Giovanni’s Room is told from the perspective of David who recalls the time he was in Paris, away from his fiancée Hella and in a relationship with a barman named Giovanni. At the beginning of the story, we learn that Giovanni has been executed though we do not know his crime. The rest of the book is told in flashback and anecdotally. Hella is in Spain while David has an affair with Giovanni whom he met at a gay bar. David is torn between desire and guilt, not sure whether to continue his relationship with Hella, return to the U.S., or stay with Giovanni. In James Baldwin’s Giovanni’s Room, David struggles to accept his sexuality, make major life decisions, and relate to his father.
What did I think of it?
James Baldwin wrote Giovanni’s Room in 1956, long before gay rights received any serious consideration in the United States. But although the work deals primarily with sexuality, it also touches on family, the woman’s place in society, moral responsibility, and national identity.
This work really reminded me of Sartre’s Nausee and Fitzgerald’s The Great Gatsby.

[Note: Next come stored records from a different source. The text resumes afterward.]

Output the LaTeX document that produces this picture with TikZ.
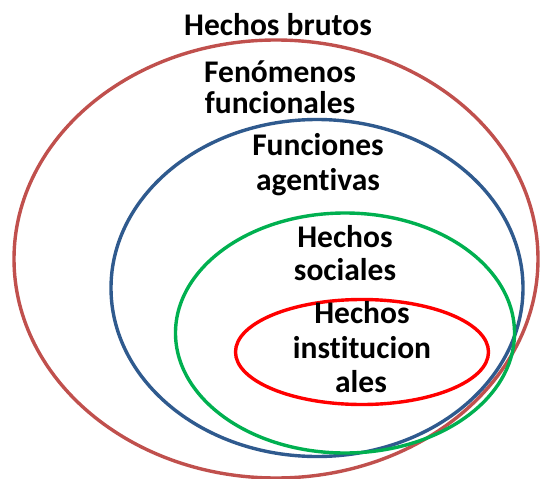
\documentclass[tikz,border=0pt]{standalone}
\usepackage{fontspec}
\setmainfont[RawFeature={-liga;-clig;-dlig}]{Carlito}
\usetikzlibrary{shapes.geometric}
\definecolor{cbrown}{HTML}{C0504D}
\definecolor{cblue}{HTML}{2F5A8E}
\definecolor{cgreen}{HTML}{00B050}
\definecolor{cred}{HTML}{FF0000}
\tikzset{
  ring/.style={draw, ellipse, line width=3.4pt, inner sep=0pt},
  lbl/.style={anchor=base, inner sep=0pt, font=\fontsize{31.5}{34}\selectfont\bfseries, text=black}
}
\begin{document}
\begin{tikzpicture}[x=1pt,y=-1pt]
\useasboundingbox (0,0) rectangle (544,479);
\node[ring, cbrown, minimum width=524pt, minimum height=438pt] (brutos) at (276,259) {};
\node[ring, cblue, minimum width=412pt, minimum height=337pt] (funcag) at (317,288) {};
\node[ring, cgreen, minimum width=339pt, minimum height=240pt] (soc) at (345,333) {};
\node[ring, cred, minimum width=253pt, minimum height=105pt] (inst) at (362,352) {};
\node[lbl] (t1) at (278,35) {Hechos brutos};
\node[lbl] (t2a) at (280,82) {Fenómenos};
\node[lbl] (t2b) at (280,113) {funcionales};
\node[lbl] (t3a) at (318,155) {Funciones};
\node[lbl] (t3b) at (318,190) {agentivas};
\node[lbl] (t4a) at (345,247) {Hechos};
\node[lbl] (t4b) at (345,280) {sociales};
\node[lbl] (t5a) at (362,323) {Hechos};
\node[lbl] (t5b) at (362,358) {institucion};
\node[lbl] (t5c) at (361,392) {ales};
\end{tikzpicture}
\end{document}
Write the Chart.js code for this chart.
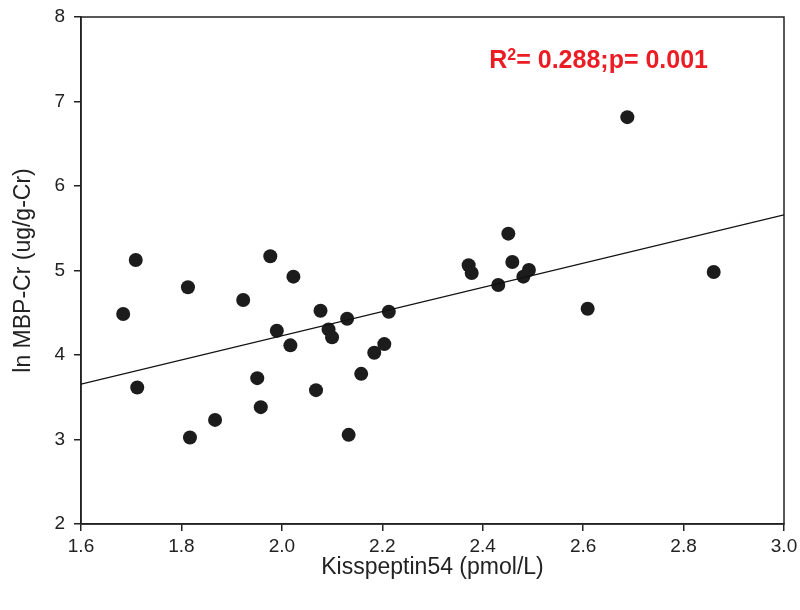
<!DOCTYPE html>
<html>
<head>
<meta charset="utf-8">
<script src="https://cdn.jsdelivr.net/npm/chart.js@4.4.1/dist/chart.umd.min.js"></script>
<style>
  body { margin: 0; background: #fff; }
  canvas { display: block; }
</style>
</head>
<body>
<canvas id="chart" width="800" height="610"></canvas>
<script>
// === Data ===
const kisspeptin = [1.684, 1.709, 1.712, 1.813, 1.817, 1.867, 1.923, 1.951, 1.958, 1.977,
  1.990, 2.017, 2.023, 2.068, 2.077, 2.093, 2.100, 2.130, 2.133, 2.158,
  2.184, 2.204, 2.213, 2.372, 2.378, 2.431, 2.451, 2.459, 2.481, 2.492,
  2.609, 2.688, 2.860];
const lnMbpCr = [4.485, 5.124, 3.616, 4.801, 3.024, 3.232, 4.651, 3.726, 3.383, 5.168,
  4.287, 4.114, 4.927, 3.584, 4.524, 4.303, 4.209, 4.429, 3.055, 3.777,
  4.026, 4.129, 4.512, 5.062, 4.970, 4.828, 5.436, 5.101, 4.927, 5.006,
  4.547, 6.815, 4.982];

// regression line end points
const fitX = [1.6, 3.0];
const fitY = [3.655, 5.658];

const xTickValues = [1.6, 1.8, 2.0, 2.2, 2.4, 2.6, 2.8, 3.0];
const yTickValues = [2, 3, 4, 5, 6, 7, 8];

const annotationText = { main: "R", sup: "2", rest: "= 0.288;p= 0.001" };

const axisColor = "#222";
const fontFamily = "'Liberation Sans', Arial, Helvetica, sans-serif";

// === Frame + annotation plugin ===
const framePlugin = {
  id: "frame",
  beforeDatasetsDraw(chart) {
    const { ctx, chartArea } = chart;
    ctx.save();
    ctx.strokeStyle = axisColor;
    ctx.lineWidth = 1.5;
    ctx.strokeRect(chartArea.left, chartArea.top, chartArea.right - chartArea.left, chartArea.bottom - chartArea.top);
    ctx.restore();
  },
  afterDraw(chart) {
    const { ctx, scales } = chart;
    const x0 = scales.x.getPixelForValue(2.413);
    const y0 = scales.y.getPixelForValue(7.396);
    ctx.save();
    ctx.fillStyle = "#ec1c24";
    ctx.textBaseline = "alphabetic";
    ctx.textAlign = "left";
    ctx.font = "bold 25px " + fontFamily;
    ctx.fillText(annotationText.main, x0, y0);
    let x = x0 + ctx.measureText(annotationText.main).width;
    ctx.font = "bold 16px " + fontFamily;
    ctx.fillText(annotationText.sup, x, y0 - 8);
    x += ctx.measureText(annotationText.sup).width;
    ctx.font = "bold 25px " + fontFamily;
    ctx.fillText(annotationText.rest, x, y0);
    ctx.restore();
  }
};

const points = kisspeptin.map((v, i) => ({ x: v, y: lnMbpCr[i] }));
const fitLine = fitX.map((v, i) => ({ x: v, y: fitY[i] }));

new Chart(document.getElementById("chart").getContext("2d"), {
  type: "scatter",
  data: {
    datasets: [
      {
        type: "line",
        data: fitLine,
        borderColor: "#111",
        borderWidth: 1.3,
        pointRadius: 0,
        fill: false,
      },
      {
        data: points,
        backgroundColor: "#1c1c1c",
        borderWidth: 0,
        pointRadius: 7,
      },
    ]
  },
  options: {
    responsive: false,
    animation: false,
    layout: { padding: { left: 0, top: 17, right: 16, bottom: 0 } },
    plugins: { legend: { display: false }, tooltip: { enabled: false } },
    scales: {
      x: {
        type: "linear",
        min: 1.6,
        max: 3.0,
        afterBuildTicks: (s) => { s.ticks = xTickValues.map(v => ({ value: v })); },
        afterFit: (s) => { s.height = 86; s.paddingLeft = 0; s.paddingRight = 0; },
        ticks: {
          callback: (v) => Number(v).toFixed(1),
          color: axisColor,
          font: { family: fontFamily, size: 19 },
          padding: 4,
          maxRotation: 0,
        },
        grid: { drawOnChartArea: false, drawTicks: true, tickLength: 7, color: axisColor, lineWidth: 1.5 },
        border: { display: true, color: axisColor, width: 1.5 },
        title: {
          display: true,
          text: "Kisspeptin54 (pmol/L)",
          color: axisColor,
          font: { family: fontFamily, size: 23 },
          padding: { top: 0, bottom: 29 },
        },
      },
      y: {
        type: "linear",
        min: 2,
        max: 8,
        afterBuildTicks: (s) => { s.ticks = yTickValues.map(v => ({ value: v })); },
        afterFit: (s) => { s.width = 81; s.paddingTop = 0; s.paddingBottom = 0; },
        ticks: {
          color: axisColor,
          font: { family: fontFamily, size: 19 },
          padding: 9,
        },
        grid: { drawOnChartArea: false, drawTicks: true, tickLength: 7, color: axisColor, lineWidth: 1.5 },
        border: { display: true, color: axisColor, width: 1.5 },
        title: {
          display: true,
          text: "ln MBP-Cr (ug/g-Cr)",
          color: axisColor,
          font: { family: fontFamily, size: 23 },
          padding: { top: 10, bottom: 0 },
        },
      },
    },
  },
  plugins: [framePlugin],
});
</script>
</body>
</html>
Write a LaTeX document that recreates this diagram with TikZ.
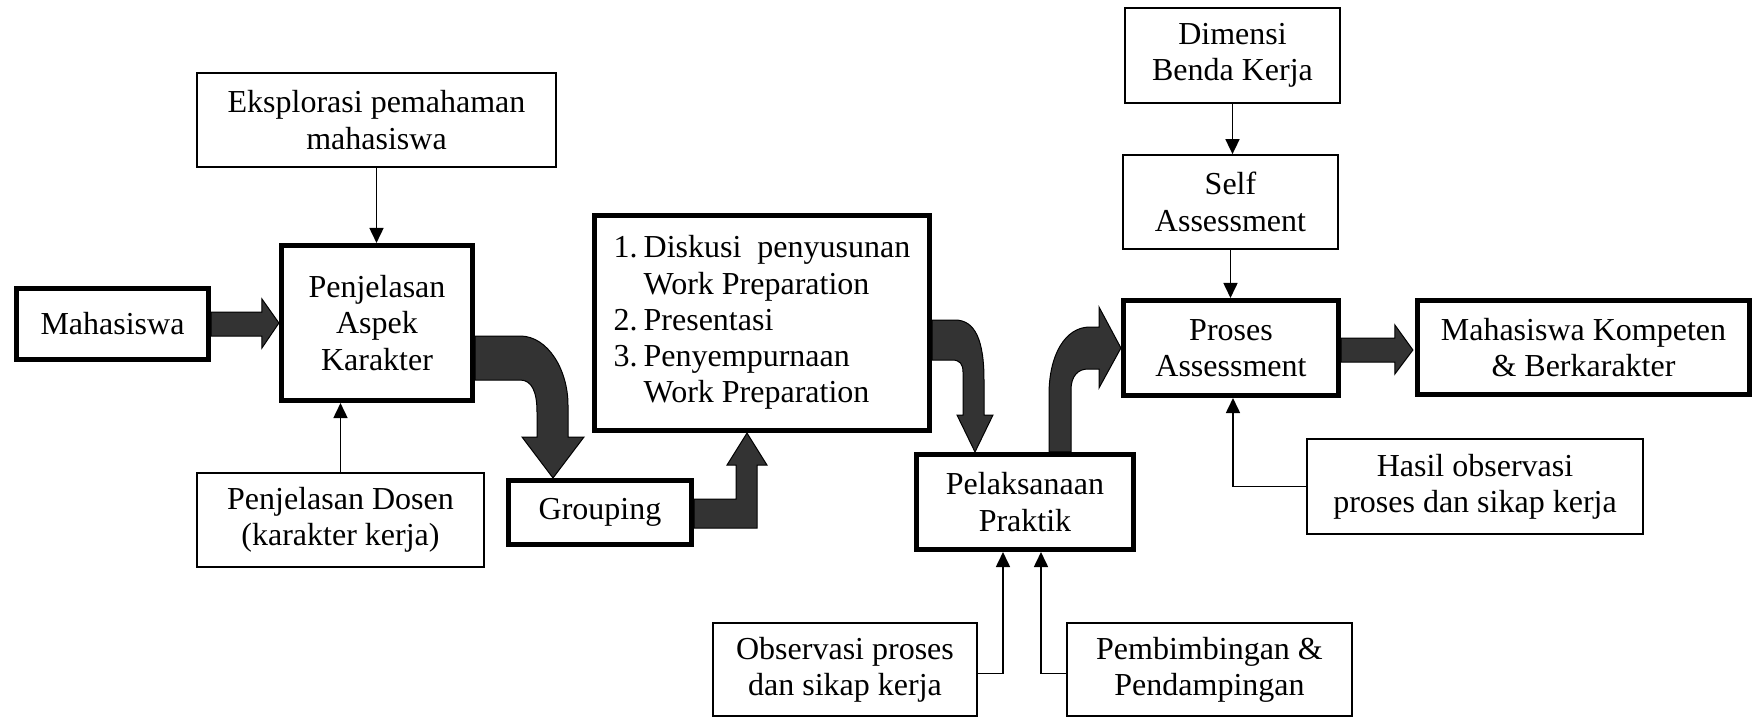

In all three works the narrators are pretty unpleasant characters with similar personalities, but their relationships and existential crises are so beautifully and hauntingly described. While the story of Giovanni’s Room is not very eventful, the prose is absolutely gorgeous. Giovanni is a very lovable character despite the crime he commits. I look forward to reading more works by James Baldwin.
[Giovanni] laughed. “Well, isn’t it true? You don’t have a home until you leave it and then, when you have left it, you never can go back.”